Volstead sought to protect the interests of the small farmer in general—and western Minnesota wheat farmers in particular. He opposed legislation that favored big cities, big business, and big labor. He believed in competition, he hated monopolies, and he supported early legislative attempts to regulate the railroad industry. Though he had supported President WOODROW WILSON's WORLD WAR I policies, Volstead opposed many of the administration's domestic programs. He believed the Underwood Tariff Act of 1913 (19 U.S.C.A. §§ 128, 130, 131 ) discriminated against the farmer, the Federal Reserve Act of 1913 (12 U.S.C.A. § 321 ) benefited large city banks, and the CLAY-TON
ACT of 1914 (15 U.S.C.A. § 12 ) exempted labor from federal laws.
In spite of, or perhaps because of, his opposition to Wilson's domestic agenda, Volstead was admired and supported by his conservative rural constituents. He was also respected by his Washington, D.C. colleagues. Over the years, he earned a reputation as a hardworking public servant with a fine legal mind. Volstead joined the House Judiciary Committee in 1913. As a committee member, he frequently demonstrated his ability to frame successful bills and to move them through the legislative process.
Volstead's professional skills were put to the test in 1918. Shortly after the passage of the Eighteenth Amendment, he was named chairman of the House Judiciary Committee. In this capacity, he was called upon to draft a new law to enforce Prohibition. Volstead's bill permitted the sale of alcohol for industrial, medicinal, and sacramental purposes. It outlawed any beverage containing more than one-half of one percent of alcohol; provided concurrent state and federal power to allow for the enforcement of stricter state laws; included a SEARCH AND SEIZURE clause; and provided for injunctions against, and the padlocking of, establishments selling alcoholic beverages. The bill was passed in 1919 over President Wilson's VETO.
Although Volstead's bill was less drastic than an earlier measure drafted by Wayne B. Wheeler, of the Anti-Saloon League, and less strict than existing laws in Ohio and New York, it was not well received by those against Prohibition. Passage of the National Prohibition Act forced the quiet Minnesota congressman into the national spotlight, and made him a central figure in the country's ongoing debate between wet and dry factions.
It is somewhat ironic that Volstead became so closely associated with the Prohibition debate. He was a nondrinker who supported Prohibition, but he had never made a speech on the issue before his bill was passed. And, though he was proud of the act that came to carry his name, he expressed disappointment in later years that the Volstead Act got more attention than other legislative contributions that he deemed equally or more important.

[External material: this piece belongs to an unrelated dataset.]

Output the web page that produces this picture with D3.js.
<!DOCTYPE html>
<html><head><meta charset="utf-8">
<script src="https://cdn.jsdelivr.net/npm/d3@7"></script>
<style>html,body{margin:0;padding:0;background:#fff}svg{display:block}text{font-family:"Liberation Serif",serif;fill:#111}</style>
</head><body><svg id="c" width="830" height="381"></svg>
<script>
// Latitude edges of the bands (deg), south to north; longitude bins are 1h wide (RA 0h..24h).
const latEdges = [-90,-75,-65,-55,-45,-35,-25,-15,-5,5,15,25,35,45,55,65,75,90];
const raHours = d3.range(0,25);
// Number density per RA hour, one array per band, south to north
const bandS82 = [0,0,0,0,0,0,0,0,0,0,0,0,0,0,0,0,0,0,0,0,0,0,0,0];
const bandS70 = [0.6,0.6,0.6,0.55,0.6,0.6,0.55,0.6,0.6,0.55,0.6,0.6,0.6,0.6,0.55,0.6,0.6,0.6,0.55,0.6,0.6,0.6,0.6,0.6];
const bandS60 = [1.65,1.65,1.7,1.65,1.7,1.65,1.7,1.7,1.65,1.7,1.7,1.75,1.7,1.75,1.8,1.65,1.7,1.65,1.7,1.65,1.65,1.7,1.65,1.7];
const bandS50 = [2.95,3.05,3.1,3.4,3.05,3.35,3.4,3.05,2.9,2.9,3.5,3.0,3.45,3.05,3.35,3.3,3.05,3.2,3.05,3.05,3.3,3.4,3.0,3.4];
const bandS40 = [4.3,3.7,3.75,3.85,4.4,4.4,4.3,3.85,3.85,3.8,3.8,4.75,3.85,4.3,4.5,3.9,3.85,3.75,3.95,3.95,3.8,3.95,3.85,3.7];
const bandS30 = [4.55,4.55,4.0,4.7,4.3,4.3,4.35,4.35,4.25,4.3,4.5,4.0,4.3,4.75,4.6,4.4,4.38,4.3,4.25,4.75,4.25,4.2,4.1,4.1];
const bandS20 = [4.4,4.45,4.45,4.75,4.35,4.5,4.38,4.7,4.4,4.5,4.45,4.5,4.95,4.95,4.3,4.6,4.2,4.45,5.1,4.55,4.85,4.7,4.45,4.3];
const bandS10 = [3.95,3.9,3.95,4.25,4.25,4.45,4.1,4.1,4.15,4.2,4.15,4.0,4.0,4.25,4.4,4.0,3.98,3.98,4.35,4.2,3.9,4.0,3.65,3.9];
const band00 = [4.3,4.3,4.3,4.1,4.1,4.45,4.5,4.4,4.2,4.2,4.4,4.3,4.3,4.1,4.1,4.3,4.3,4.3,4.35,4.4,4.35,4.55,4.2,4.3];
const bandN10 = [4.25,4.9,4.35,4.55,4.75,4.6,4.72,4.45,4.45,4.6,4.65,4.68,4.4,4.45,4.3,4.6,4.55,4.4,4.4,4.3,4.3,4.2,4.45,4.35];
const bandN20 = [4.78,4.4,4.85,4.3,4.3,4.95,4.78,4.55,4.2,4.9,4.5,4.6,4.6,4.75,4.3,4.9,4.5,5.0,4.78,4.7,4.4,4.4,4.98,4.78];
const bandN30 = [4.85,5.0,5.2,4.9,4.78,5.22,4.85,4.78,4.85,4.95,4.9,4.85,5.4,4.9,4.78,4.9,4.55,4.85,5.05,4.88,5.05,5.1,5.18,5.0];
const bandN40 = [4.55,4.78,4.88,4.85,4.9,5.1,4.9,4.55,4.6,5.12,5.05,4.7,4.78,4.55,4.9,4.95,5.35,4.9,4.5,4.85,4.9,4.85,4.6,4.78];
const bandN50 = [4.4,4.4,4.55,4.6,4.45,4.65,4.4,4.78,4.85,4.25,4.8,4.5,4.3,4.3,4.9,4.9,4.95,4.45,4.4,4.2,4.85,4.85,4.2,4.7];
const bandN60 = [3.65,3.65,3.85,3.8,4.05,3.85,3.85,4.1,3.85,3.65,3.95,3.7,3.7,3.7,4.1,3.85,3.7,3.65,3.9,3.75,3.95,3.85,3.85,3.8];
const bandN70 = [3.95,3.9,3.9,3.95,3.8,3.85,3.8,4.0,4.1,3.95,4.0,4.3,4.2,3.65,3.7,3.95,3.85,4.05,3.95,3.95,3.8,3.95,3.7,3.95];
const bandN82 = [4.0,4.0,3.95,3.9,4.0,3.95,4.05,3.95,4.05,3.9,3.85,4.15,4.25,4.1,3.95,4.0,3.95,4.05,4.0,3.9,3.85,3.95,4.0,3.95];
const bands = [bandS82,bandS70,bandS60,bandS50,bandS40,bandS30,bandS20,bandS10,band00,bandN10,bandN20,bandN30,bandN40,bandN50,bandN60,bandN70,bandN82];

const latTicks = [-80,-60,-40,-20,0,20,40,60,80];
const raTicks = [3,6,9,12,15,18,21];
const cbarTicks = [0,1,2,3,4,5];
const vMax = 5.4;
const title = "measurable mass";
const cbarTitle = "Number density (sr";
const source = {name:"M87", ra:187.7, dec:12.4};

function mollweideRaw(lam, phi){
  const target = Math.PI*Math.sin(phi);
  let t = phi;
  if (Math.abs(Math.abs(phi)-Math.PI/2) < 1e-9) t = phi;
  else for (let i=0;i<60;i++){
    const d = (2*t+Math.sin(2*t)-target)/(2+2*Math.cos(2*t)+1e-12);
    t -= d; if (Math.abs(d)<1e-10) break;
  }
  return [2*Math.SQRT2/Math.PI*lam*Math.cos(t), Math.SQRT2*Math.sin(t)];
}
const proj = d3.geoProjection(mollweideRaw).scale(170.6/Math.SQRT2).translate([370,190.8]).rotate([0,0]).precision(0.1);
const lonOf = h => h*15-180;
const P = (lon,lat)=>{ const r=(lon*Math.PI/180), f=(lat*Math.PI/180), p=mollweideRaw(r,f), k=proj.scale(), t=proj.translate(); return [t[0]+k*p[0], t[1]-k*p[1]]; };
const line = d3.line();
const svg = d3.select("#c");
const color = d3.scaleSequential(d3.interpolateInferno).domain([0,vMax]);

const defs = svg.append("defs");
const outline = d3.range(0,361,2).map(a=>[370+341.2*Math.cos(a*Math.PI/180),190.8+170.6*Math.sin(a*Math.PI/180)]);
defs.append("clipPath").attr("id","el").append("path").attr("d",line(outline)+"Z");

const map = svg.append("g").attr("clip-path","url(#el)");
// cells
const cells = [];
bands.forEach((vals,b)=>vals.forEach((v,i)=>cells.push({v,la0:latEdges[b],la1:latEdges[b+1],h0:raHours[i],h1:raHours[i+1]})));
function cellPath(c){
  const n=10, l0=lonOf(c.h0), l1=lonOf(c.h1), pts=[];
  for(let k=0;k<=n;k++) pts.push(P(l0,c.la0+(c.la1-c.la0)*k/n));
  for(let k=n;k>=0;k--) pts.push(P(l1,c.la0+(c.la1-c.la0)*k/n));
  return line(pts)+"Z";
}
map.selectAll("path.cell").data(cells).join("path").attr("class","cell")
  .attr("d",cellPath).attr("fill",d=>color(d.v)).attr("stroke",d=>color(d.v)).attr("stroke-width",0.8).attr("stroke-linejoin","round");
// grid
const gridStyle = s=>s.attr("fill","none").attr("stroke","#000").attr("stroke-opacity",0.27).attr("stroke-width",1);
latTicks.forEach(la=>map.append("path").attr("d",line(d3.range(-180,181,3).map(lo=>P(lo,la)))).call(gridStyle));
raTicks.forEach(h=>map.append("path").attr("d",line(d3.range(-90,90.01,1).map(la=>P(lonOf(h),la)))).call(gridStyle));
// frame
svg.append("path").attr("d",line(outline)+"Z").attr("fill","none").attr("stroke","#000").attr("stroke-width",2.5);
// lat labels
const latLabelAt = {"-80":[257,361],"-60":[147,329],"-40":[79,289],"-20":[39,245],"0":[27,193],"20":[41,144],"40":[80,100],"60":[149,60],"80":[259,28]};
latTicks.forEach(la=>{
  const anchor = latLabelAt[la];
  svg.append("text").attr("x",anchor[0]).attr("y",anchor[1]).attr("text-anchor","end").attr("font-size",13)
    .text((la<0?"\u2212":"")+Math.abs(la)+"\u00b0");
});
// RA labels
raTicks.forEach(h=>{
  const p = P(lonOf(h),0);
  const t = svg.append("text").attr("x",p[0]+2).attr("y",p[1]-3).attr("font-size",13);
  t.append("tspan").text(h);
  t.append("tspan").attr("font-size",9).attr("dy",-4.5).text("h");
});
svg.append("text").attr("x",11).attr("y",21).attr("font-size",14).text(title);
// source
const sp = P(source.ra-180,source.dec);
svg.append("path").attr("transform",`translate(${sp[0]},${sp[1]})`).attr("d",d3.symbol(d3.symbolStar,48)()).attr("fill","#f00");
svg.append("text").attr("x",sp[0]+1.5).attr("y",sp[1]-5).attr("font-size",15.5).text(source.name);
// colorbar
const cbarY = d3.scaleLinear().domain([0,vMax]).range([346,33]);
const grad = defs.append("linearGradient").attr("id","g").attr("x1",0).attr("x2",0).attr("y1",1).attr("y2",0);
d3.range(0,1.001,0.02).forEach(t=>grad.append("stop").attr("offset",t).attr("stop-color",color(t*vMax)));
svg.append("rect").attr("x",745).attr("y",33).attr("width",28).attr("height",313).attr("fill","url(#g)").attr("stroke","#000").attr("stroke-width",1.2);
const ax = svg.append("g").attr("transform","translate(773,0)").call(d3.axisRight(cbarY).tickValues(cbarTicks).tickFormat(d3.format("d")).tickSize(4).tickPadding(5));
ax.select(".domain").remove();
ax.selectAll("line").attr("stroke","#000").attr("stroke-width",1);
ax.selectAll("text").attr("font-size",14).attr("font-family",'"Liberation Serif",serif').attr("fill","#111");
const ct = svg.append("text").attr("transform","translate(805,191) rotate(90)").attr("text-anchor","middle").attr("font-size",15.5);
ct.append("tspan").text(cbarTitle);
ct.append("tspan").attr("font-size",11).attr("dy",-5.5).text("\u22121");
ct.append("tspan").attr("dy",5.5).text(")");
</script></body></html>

In spite of his outstanding record of support for Minnesota farmers, Volstead's notoriety following the passage of the Volstead Act made him vulnerable in reelection bids. A coalition of Prohibition opponents was unable to defeat him in 1920, but two years later, Ole J. Kvale, a Lutheran minister, was elected to replace the ten-term congressman.

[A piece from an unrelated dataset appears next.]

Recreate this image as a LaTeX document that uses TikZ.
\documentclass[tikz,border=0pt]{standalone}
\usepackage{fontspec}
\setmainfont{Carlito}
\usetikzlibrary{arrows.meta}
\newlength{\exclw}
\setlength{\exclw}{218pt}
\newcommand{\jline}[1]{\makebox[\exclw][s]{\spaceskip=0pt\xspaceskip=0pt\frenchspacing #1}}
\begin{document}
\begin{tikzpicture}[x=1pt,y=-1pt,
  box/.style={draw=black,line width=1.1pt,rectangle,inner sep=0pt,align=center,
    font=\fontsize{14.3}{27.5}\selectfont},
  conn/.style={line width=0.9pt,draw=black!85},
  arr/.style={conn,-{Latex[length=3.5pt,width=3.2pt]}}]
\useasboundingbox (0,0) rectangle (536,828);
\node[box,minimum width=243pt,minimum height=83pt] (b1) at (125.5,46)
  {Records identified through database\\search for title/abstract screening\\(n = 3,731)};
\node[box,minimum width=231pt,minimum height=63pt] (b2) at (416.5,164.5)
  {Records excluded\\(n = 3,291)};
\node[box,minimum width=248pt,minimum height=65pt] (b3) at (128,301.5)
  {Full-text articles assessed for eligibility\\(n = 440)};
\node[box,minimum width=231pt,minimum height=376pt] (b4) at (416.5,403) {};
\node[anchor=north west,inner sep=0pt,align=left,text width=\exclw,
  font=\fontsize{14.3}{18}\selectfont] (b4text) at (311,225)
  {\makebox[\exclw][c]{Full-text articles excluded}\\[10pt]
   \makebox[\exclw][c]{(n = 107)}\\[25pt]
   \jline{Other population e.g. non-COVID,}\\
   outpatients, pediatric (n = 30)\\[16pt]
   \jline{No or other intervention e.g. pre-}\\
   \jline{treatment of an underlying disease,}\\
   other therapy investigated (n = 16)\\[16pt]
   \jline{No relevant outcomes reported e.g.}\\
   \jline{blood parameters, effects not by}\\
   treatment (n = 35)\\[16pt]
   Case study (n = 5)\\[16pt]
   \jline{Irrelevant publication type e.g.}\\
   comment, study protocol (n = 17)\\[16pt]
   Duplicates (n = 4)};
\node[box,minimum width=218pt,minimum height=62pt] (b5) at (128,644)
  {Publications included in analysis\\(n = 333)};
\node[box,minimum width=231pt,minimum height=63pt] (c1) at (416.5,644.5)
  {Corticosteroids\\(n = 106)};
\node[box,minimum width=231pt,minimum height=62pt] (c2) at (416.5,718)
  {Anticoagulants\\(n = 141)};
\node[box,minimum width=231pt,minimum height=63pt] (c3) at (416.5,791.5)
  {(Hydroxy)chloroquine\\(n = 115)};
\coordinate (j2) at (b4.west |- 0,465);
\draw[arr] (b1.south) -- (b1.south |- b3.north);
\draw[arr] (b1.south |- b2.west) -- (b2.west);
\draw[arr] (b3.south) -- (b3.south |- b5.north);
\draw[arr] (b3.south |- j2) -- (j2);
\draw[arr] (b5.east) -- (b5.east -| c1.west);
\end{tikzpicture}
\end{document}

Volstead refused to profit from the Prohibition debate, and he turned down lucrative speaking engagements with some regularity. He did, however, continue to support the cause that had cost him reelection. From 1924 to 1931, he lived in St. Paul and served as the legal adviser to the Northwest Prohibition Enforcement District. The Volstead Act was repealed by the Twenty-first Amendment in 1933.
He died in Granite Falls at age eighty-seven, on January 20, 1947.